Genus Chthamalus Ranzani, 1817

Type species: Chthamalus stellatus (Poli, 1791) by original designation.

Diagnosis: Wall of six plates, rostrum and carina provided with alae, rostrolaterals without alae, parietes and radii not permeated by pores, basis membranous.

Fossil species: In addition to the three species of Chthamalus from the Middle Miocene of the faluns of Touraine, the extinct Chthamalus are: C. stellatus from the Pleistocene of Italy and Chthamalus ligusticus De Alessandri, 1894 from the Pliocene of Italy, both described by De Alessandri (1894).
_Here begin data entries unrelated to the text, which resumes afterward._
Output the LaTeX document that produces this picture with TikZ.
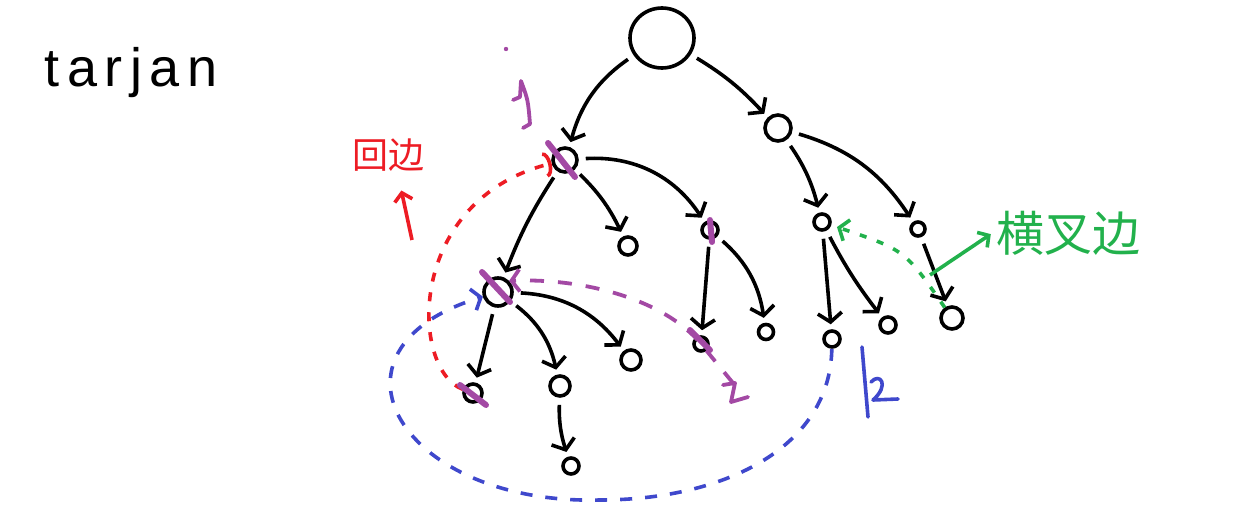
\documentclass[tikz,border=0pt]{standalone}
\usepackage{fontspec}
\setmainfont{Liberation Sans}
\newfontfamily\cjkfont{Noto Sans CJK SC}
\newfontfamily\handfont[LetterSpace=14]{Liberation Sans}
\usetikzlibrary{arrows.meta,shapes.geometric,calc}
\definecolor{bkred}{RGB}{237,28,36}
\definecolor{crgreen}{RGB}{34,177,76}
\definecolor{trpurple}{RGB}{163,73,164}
\definecolor{scblue}{RGB}{63,72,204}
\tikzset{
  vtx/.style={circle,draw,line width=3.6pt,inner sep=0pt,minimum size=#1},
  tedge/.style={-{Straight Barb[length=9pt,width=24pt]},line width=3.6pt,
    shorten <=7pt,shorten >=5pt},
  rdash/.style={bkred,line width=3.6pt,dash pattern=on 9pt off 11pt,
    -{Arc Barb[length=7pt,width=26pt]}},
  pdash/.style={trpurple,line width=3.8pt,dash pattern=on 14pt off 14pt},
  bdash/.style={scblue,line width=3.6pt,dash pattern=on 12pt off 13pt},
  gdash/.style={crgreen,line width=3.6pt,dash pattern=on 7pt off 11pt},
  barb/.style={-{Straight Barb[length=8pt,width=22pt]}},
  pmark/.style={trpurple,line width=6pt,line cap=round},
  pstroke/.style={trpurple,line width=3.8pt,line cap=round,line join=round},
  bstroke/.style={scblue,line width=3.6pt,line cap=round,line join=round},
  note/.style={line width=3.6pt,-{Straight Barb[length=8pt,width=18pt]}},
}
\begin{document}
\begin{tikzpicture}[x=1pt,y=-1pt]
  \useasboundingbox (0,0) rectangle (1260,511);
  \node[anchor=base,font=\handfont\fontsize{54}{54}\selectfont] (ttl) at (131,86) {tarjan};
  % tree
  \node[draw,ellipse,line width=3.6pt,minimum width=64pt,minimum height=60pt] (r) at (662,38) {};
  \node[vtx=24pt] (a) at (565,160) {};
  \node[vtx=26pt] (b) at (778,128) {};
  \node[vtx=28pt] (c) at (498,292) {};
  \node[vtx=18pt] (d) at (628,246) {};
  \node[vtx=16pt] (e) at (710,230) {};
  \node[vtx=18pt] (f) at (473,393) {};
  \node[vtx=20pt] (g) at (560,386) {};
  \node[vtx=20pt] (h) at (631,360) {};
  \node[vtx=16pt] (i) at (571,466) {};
  \node[vtx=14pt] (j) at (701,344) {};
  \node[vtx=15pt] (k) at (766,332) {};
  \node[vtx=16pt] (l) at (822,222) {};
  \node[vtx=14pt] (m) at (918,229) {};
  \node[vtx=16pt] (n) at (832,339) {};
  \node[vtx=16pt] (o) at (888,325) {};
  \node[vtx=22pt] (p) at (952,318) {};
  \draw[tedge] (r) to[bend right=20] (a);
  \draw[tedge] (r) to[bend left=8] (b);
  \draw[tedge] (a) to[bend right=6] (c);
  \draw[tedge] (a) to[bend left=10] (d);
  \draw[tedge] (a) to[bend left=30] (e);
  \draw[tedge] (c) -- (f);
  \draw[tedge] (c) to[bend left=20] (g);
  \draw[tedge] (c) to[bend left=25] (h);
  \draw[tedge] (g) to[bend right=10] (i);
  \draw[tedge] (e) -- (j);
  \draw[tedge] (e) to[bend left=20] (k);
  \draw[tedge] (b) to[bend left=10] (l);
  \draw[tedge] (b) to[bend left=20] (m);
  \draw[tedge] (l) -- (n);
  \draw[tedge] (l) to[bend right=5] (o);
  \draw[tedge] (m) -- (p);
  % back edge
  \node[text=bkred,font=\cjkfont\fontsize{36}{36}\selectfont] (hb) at (388,155) {回边};
  \draw[rdash] (f) .. controls (410,370) and (405,200) .. (a);
  \coordinate (hbt) at (412,240);
  \draw[note,bkred,shorten >=16pt] (hbt) -- ([xshift=10pt]hb.south);
  % cross edge
  \node[text=crgreen,font=\cjkfont\fontsize{48}{48}\selectfont] (hc) at (1068,233) {横叉边};
  \draw[gdash,barb,shorten >=6pt] (p) .. controls (905,250) .. (l);
  \coordinate (hct) at (930,275);
  \draw[note,crgreen,shorten >=2pt] (hct) -- (hc.west);
  % purple trail
  \draw[pstroke] (723,385) -- (735,383) -- (731,402) -- (748,397);
  \coordinate (pz) at (733,383);
  \draw[pdash,barb] (pz) -- (j.center) .. controls (665,300) and (585,278) .. (c.north east);
  \draw[pstroke] (513,100) -- (520,97) -- (521,81) .. controls (528,100) .. (530,124) -- (523,128);
  \fill[trpurple] (506,49) circle (2.2pt);
  \foreach \v/\x/\y/\u/\w in {a/-17/-17/10/17, c/-16/-20/12/10, f/-13/-8/13/12,
      j/-11/-14/9/6, e/2/12/0/-10}
    \draw[pmark] ([shift={(\x,\y)}]\v.center) -- ([shift={(\u,\w)}]\v.center);
  % blue loop
  \coordinate (bb) at (600,500);
  \draw[bdash,barb] (n) .. controls (830,450) and (720,500) .. (bb)
    .. controls (400,505) and (310,350) .. (c);
  \draw[bstroke] (862,347) -- (868,417);
  \draw[bstroke] (871,382) .. controls (880,372) and (890,385) .. (873,400) -- (898,399);
\end{tikzpicture}
\end{document}
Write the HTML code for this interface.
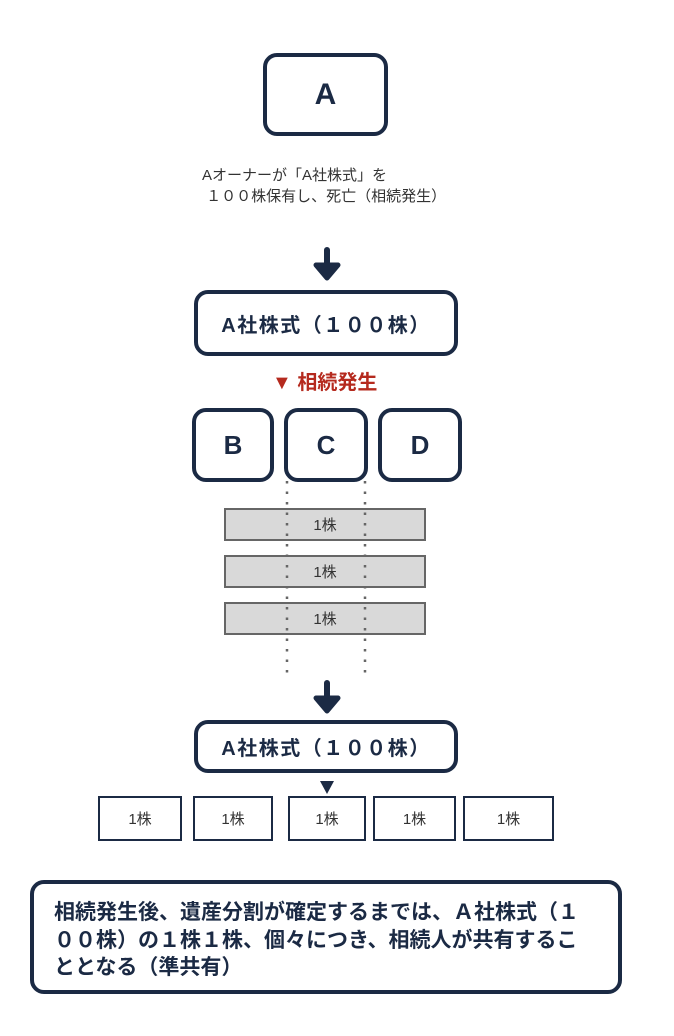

The taxonomic attribution of the other extinct Chthamalus has been revised. Bosquet (to Schlüter, 1887) has declared that Chthamalus darwini Bosquet, 1857 (Maastrichtian, Limburg, Germany) is conspecific with a Recent species (see Jagt & Carriol submitted). De Alessandri (1894) has concluded that the two species described by Locard (1878), C. stellatus (Miocene, Drôme, France) and Chthamalus revilei Locard, 1878 (Middle Miocene, Rhône, France), are not Chthamalus: the former is Balanus stellaris (Brocchi, 1814) and the latter cannot be attributed to the genus Chthamalus . I agree with him, I have examined the specimen of C. revilei (held in the collections of the Muséum d’Histoire naturelle de Lyon, Rhône, France) and it shows tubiferous parietes and radii. Furthermore, after Ortmann (1902), the species Chthamalus antiquus Philippi, 1887, recorded from Miocene of Chile, is in fact Solidobalanus varians (Sowerby, 1846) .

Therefore, Chthamalus species from the faluns of Touraine represent the earliest known representatives of the genus.

The extinct species of Chthamalus cannot be included in the classification of the extant ones, as this classification is based on characters of the cirri and trophy, which do not fossilize.